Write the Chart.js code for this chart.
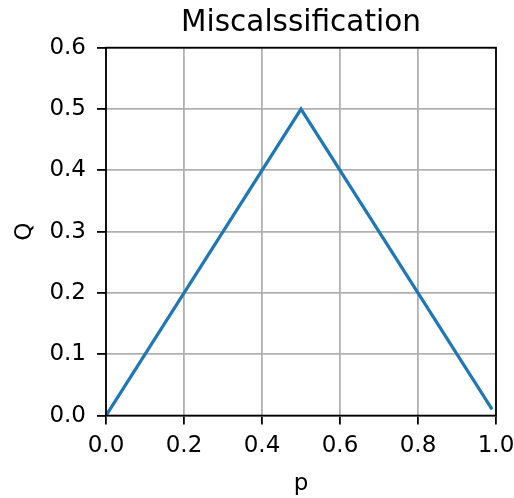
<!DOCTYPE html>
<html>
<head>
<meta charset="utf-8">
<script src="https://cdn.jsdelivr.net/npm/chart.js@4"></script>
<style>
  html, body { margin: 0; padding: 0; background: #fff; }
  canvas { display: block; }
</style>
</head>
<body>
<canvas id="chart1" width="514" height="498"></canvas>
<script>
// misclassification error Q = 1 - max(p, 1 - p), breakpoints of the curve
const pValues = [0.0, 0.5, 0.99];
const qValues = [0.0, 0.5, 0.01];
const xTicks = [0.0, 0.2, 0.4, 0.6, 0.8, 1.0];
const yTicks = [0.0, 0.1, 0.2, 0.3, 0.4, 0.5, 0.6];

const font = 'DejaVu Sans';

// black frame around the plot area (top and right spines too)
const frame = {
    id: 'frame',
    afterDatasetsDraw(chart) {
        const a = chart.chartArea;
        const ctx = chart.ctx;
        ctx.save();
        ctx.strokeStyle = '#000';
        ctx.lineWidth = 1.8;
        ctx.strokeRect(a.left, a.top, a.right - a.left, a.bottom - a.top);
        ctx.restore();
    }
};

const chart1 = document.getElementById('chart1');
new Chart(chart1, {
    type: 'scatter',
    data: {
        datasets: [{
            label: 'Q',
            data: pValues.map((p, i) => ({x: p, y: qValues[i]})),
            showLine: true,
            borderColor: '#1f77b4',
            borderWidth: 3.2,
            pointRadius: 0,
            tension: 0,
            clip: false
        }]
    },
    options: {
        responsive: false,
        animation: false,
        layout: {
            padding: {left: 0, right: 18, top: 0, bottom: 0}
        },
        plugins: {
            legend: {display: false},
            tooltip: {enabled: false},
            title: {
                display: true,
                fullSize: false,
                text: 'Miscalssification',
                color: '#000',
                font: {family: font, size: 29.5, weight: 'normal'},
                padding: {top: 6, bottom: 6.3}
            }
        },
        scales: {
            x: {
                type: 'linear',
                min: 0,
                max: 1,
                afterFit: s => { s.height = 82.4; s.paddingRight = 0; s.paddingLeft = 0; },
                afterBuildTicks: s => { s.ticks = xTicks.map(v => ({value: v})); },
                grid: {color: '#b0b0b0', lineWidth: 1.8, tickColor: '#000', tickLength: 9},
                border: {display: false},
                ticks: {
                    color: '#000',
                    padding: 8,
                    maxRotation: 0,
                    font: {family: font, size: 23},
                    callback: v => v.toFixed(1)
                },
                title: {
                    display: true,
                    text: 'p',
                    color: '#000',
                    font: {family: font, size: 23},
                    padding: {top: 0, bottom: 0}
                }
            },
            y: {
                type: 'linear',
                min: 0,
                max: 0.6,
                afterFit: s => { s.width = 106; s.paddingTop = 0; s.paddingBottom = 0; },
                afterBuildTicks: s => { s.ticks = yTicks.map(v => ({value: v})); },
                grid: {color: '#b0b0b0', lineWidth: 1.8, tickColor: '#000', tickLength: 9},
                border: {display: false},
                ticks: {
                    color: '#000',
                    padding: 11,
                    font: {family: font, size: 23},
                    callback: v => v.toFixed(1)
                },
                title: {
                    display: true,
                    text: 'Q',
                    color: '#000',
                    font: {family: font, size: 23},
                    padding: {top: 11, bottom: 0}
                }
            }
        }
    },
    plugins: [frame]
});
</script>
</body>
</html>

PROBLEM:
Repeat only the lines from the beginning of the material through the line containing "const font = 'DejaVu Sans';", both ends kept, leaving pictures out.

SOLUTION TO THIS PROBLEM:
Write the Chart.js code for this chart.
<!DOCTYPE html>
<html>
<head>
<meta charset="utf-8">
<script src="https://cdn.jsdelivr.net/npm/chart.js@4"></script>
<style>
  html, body { margin: 0; padding: 0; background: #fff; }
  canvas { display: block; }
</style>
</head>
<body>
<canvas id="chart1" width="514" height="498"></canvas>
<script>
// misclassification error Q = 1 - max(p, 1 - p), breakpoints of the curve
const pValues = [0.0, 0.5, 0.99];
const qValues = [0.0, 0.5, 0.01];
const xTicks = [0.0, 0.2, 0.4, 0.6, 0.8, 1.0];
const yTicks = [0.0, 0.1, 0.2, 0.3, 0.4, 0.5, 0.6];

const font = 'DejaVu Sans';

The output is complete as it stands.